The most common reasons students quit music lessons are: lack of visible progress, loss of motivation when difficulty increases (typically 6–12 months in), life schedule changes (school exams, sport commitments), cost pressure, and feeling that the teacher does not understand their goals. The most preventable causes — lack of progress visibility and goal misalignment — are within the teacher's control.

How do you motivate music students who want to quit?

First, understand why they want to quit — ask directly. If it is lack of progress, make progress visible through recordings and milestone celebrations. If it is boredom with current repertoire, introduce new material aligned with their taste. If it is external life pressure, offer temporary schedule flexibility.

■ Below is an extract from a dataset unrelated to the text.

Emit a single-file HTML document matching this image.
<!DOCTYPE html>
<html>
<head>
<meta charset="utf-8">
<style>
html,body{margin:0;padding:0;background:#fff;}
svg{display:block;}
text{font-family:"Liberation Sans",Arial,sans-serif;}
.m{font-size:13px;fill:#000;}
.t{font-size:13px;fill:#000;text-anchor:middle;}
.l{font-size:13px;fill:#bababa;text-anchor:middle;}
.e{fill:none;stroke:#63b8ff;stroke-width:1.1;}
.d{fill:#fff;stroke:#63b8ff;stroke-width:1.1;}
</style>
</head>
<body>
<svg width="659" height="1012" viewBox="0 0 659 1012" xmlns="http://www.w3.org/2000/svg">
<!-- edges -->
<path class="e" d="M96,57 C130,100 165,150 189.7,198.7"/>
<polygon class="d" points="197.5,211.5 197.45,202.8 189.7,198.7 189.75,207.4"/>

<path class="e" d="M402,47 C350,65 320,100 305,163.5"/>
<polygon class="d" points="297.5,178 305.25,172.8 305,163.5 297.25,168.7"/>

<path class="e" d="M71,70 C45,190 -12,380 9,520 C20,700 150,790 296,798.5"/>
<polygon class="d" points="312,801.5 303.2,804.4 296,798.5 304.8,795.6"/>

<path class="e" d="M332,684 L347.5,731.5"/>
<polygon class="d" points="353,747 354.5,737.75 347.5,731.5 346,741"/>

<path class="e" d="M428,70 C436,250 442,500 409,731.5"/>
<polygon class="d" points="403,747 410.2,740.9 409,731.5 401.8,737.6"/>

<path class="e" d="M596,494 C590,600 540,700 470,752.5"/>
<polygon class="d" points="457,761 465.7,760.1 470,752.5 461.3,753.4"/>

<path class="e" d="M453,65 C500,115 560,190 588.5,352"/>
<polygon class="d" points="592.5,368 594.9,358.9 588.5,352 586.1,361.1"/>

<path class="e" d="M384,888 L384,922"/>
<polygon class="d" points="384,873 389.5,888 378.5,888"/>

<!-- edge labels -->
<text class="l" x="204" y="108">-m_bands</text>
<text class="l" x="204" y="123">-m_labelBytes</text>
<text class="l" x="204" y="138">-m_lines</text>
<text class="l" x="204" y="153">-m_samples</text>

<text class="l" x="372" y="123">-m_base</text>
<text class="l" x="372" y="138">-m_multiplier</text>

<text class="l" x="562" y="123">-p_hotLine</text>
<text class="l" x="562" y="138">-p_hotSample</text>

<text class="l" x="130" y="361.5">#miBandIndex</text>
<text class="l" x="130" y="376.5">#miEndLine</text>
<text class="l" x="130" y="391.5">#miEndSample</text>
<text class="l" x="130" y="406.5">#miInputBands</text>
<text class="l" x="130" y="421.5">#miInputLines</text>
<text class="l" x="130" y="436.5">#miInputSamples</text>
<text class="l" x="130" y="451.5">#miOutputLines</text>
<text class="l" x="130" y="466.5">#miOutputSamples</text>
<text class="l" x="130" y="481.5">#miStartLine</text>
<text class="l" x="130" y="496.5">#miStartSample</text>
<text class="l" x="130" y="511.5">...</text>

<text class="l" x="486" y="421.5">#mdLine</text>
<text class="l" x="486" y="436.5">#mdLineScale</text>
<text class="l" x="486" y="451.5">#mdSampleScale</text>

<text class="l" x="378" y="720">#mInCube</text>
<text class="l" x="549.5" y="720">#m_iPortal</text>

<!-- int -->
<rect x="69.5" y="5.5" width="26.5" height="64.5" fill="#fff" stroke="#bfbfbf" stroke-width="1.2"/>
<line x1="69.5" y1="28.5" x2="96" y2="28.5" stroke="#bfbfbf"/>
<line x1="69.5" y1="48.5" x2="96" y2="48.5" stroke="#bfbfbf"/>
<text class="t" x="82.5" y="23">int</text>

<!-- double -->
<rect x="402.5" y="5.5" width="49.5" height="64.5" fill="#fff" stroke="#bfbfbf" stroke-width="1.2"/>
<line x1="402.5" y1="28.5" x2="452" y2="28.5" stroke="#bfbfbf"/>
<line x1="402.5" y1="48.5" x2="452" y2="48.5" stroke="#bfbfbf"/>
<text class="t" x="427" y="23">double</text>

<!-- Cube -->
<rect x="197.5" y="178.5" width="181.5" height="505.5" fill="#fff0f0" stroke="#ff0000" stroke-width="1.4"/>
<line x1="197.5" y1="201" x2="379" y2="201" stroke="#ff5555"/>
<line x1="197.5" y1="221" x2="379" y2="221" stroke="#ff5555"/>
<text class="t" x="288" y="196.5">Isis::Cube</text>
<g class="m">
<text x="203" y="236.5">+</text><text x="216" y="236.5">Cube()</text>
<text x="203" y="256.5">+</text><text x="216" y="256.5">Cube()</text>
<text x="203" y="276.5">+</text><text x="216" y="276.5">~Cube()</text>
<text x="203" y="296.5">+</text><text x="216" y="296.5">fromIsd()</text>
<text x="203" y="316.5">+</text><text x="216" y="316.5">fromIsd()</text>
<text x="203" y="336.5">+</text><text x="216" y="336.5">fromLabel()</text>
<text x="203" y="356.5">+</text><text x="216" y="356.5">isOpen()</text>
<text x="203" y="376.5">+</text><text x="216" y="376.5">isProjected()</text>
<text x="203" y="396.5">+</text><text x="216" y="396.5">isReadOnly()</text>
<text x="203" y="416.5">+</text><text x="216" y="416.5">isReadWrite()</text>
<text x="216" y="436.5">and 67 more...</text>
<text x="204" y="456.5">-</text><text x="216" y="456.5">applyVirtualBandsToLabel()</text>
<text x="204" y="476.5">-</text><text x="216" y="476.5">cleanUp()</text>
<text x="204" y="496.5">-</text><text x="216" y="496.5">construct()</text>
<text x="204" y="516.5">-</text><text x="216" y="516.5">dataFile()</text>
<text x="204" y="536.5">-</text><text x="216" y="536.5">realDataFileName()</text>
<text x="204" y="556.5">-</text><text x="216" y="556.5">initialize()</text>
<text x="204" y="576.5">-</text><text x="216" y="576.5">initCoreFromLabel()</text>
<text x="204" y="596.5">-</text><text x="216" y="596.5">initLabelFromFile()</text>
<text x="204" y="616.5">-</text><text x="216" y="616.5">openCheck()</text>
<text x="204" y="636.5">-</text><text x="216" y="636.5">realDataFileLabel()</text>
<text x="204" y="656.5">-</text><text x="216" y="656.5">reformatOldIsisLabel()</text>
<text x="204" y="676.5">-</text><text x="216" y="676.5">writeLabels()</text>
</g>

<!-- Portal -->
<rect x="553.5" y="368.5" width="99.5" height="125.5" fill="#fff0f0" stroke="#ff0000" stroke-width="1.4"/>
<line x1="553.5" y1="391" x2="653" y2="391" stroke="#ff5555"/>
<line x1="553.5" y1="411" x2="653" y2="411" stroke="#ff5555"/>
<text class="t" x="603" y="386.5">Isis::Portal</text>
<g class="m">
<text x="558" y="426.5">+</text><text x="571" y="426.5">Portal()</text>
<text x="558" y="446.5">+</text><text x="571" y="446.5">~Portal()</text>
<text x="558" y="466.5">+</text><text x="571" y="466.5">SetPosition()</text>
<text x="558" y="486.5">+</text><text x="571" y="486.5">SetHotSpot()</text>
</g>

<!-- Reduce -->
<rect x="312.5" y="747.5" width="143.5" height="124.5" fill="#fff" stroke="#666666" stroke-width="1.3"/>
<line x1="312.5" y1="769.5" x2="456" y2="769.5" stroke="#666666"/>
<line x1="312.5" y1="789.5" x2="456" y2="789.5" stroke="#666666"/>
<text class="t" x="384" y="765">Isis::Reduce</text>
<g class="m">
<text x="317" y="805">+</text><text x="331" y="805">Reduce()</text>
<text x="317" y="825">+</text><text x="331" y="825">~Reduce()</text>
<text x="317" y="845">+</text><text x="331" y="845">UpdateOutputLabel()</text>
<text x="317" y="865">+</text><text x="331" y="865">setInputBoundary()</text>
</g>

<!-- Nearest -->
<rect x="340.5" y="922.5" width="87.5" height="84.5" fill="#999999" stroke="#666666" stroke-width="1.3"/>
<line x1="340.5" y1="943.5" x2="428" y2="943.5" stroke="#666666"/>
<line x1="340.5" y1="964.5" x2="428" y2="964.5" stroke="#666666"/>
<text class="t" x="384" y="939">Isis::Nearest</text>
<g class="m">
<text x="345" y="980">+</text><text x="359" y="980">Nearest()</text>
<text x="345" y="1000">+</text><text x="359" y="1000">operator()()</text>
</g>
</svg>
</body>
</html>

If it is genuine loss of interest, honour that honestly — forcing commitment produces resentful students who quit anyway and don't recommend you.

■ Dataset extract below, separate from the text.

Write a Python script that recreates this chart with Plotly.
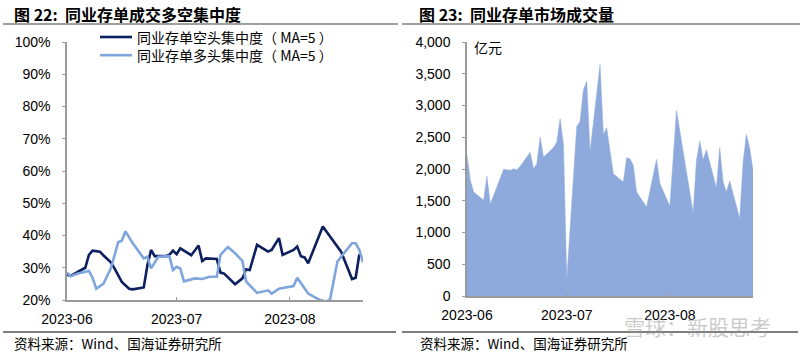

How do you set goals with music students?

At the start of each term or month, ask the student: 'What do you most want to be able to do by the end of this period?' Then set 1–3 specific, measurable goals together (e.g., 'play Für Elise at 80% of full tempo cleanly' or 'learn the 12-bar blues in G and improvise over it'). Review at the end of the period, celebrate what was achieved, and set new goals. This structures lessons around meaningful targets rather than drifting indefinitely.

Should music teachers offer recitals?

Yes — recitals and informal showcases are powerful retention tools. A performance date creates a goal that extends commitment ('I need to stay until the recital in June') and gives students a meaningful milestone to work toward. Informal student showcases (a small gathering at the teacher's home or a local café) work well for students who are not ready for a formal recital. The performance goal matters more than the formality of the event.

How do you handle music students who miss lessons frequently?

Address absences directly but without judgment on the first or second occurrence: 'I noticed you've missed a couple of lessons — is everything okay? I want to make sure we find a schedule that works for you.' Repeat absences often signal declining motivation, not just scheduling problems. Having a clear cancellation policy set from the first lesson (e.g., 48 hours notice required, missed lessons not refunded) reduces casual cancellations without damaging relationships.